I know the days are getting longer and warmer and the last thing you can probably think off is to have a soup as a main meal. But I must say, this is one of the best soups in the world and was one of my grandma Ofelia’s specialities. She even had her own name for this soup – Rebimba – which I have no idea what she meant with it (but to me it just sounds a very funny world which in a certain way reflects so well her vibrant and charismatic personality). My grandma was an extremely bubbly and engaging women and my mother inherited those qualities from her. She also inherited this recipe from her and I am lucky she makes this beautiful and filling soup every time I am back home in Lisbon. It is a very traditional Portuguese bean and cabbage soup that is perfect as a main meal.
This soup is filing, comfy, nutrient-rich and no less delicious.

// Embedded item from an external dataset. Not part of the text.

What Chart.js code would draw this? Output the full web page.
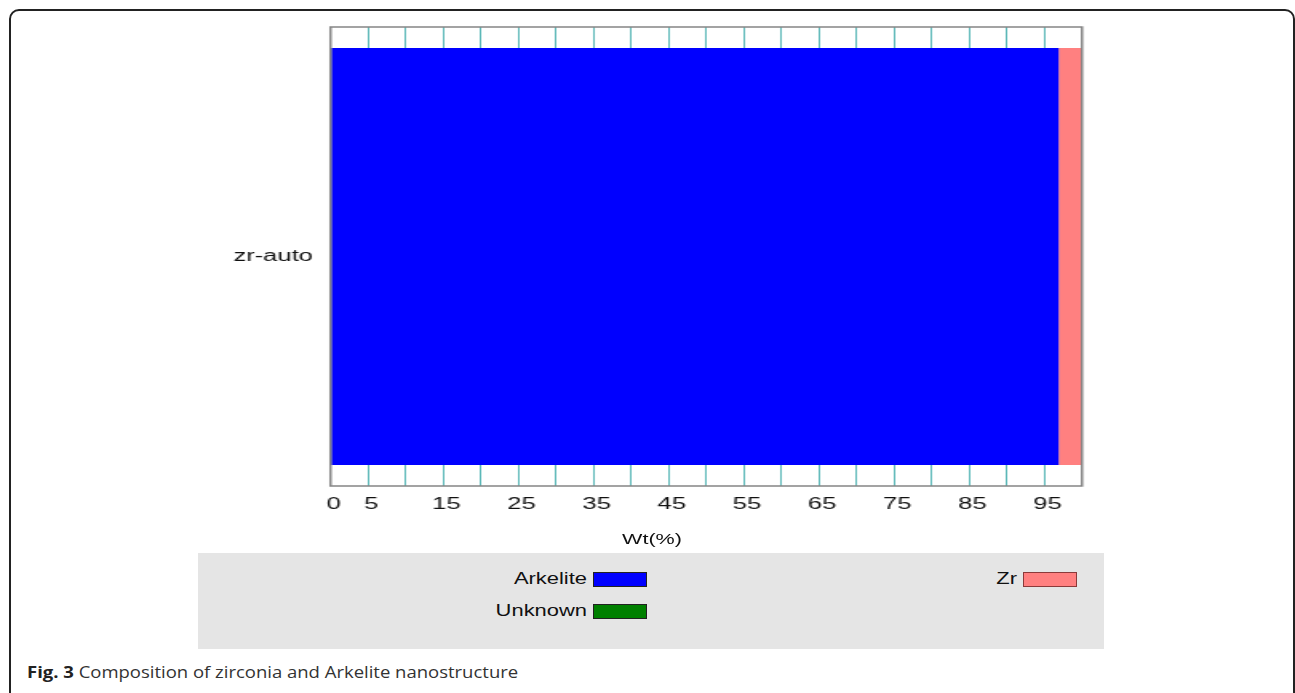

Try it as I am sure you’ll love it.
- 1 medium onion, chopped
- 6 garlic cloves
- 600grs pre-cooked red kidney beans
- 600grs pre-cooked butter beans
- 1 suede
- 1 courgette
- - 1 carrot
- 200 grs of savoy cabbage, julienned
- 200 grs of white cabbage, julienned
- 1 vegetable low-salt stock in approximately 1 lt of water
- 1 tbsp. of olive oil
- More beans and some mashed avocado
- In a saucepan, sauté with olive oil, onion, chopped garlic and 400grs of each of the pre-cooked beans. Add the courgette and suede. Wrap all ingredients well, season with salt, cover and cook for 5-6 minutes. Then add the broth to the beans, until the vegetables are covered. Let it boil and then reduce heat, cover and cook about 20-25 minutes.
- Remove from the heat, season the seasoning and mash with the blender.
- Bring the pan back to the heat, bring to the boil and add the julienned cabbage, sliced carrot and the remaining beans. Let it cook for about 5 minutes, if you like the little cooked cabbage, otherwise let it cook for a few minutes and remove from the heat.
- Readjust seasonings if needed and serve with some mashed avocado on top and some rustic bread.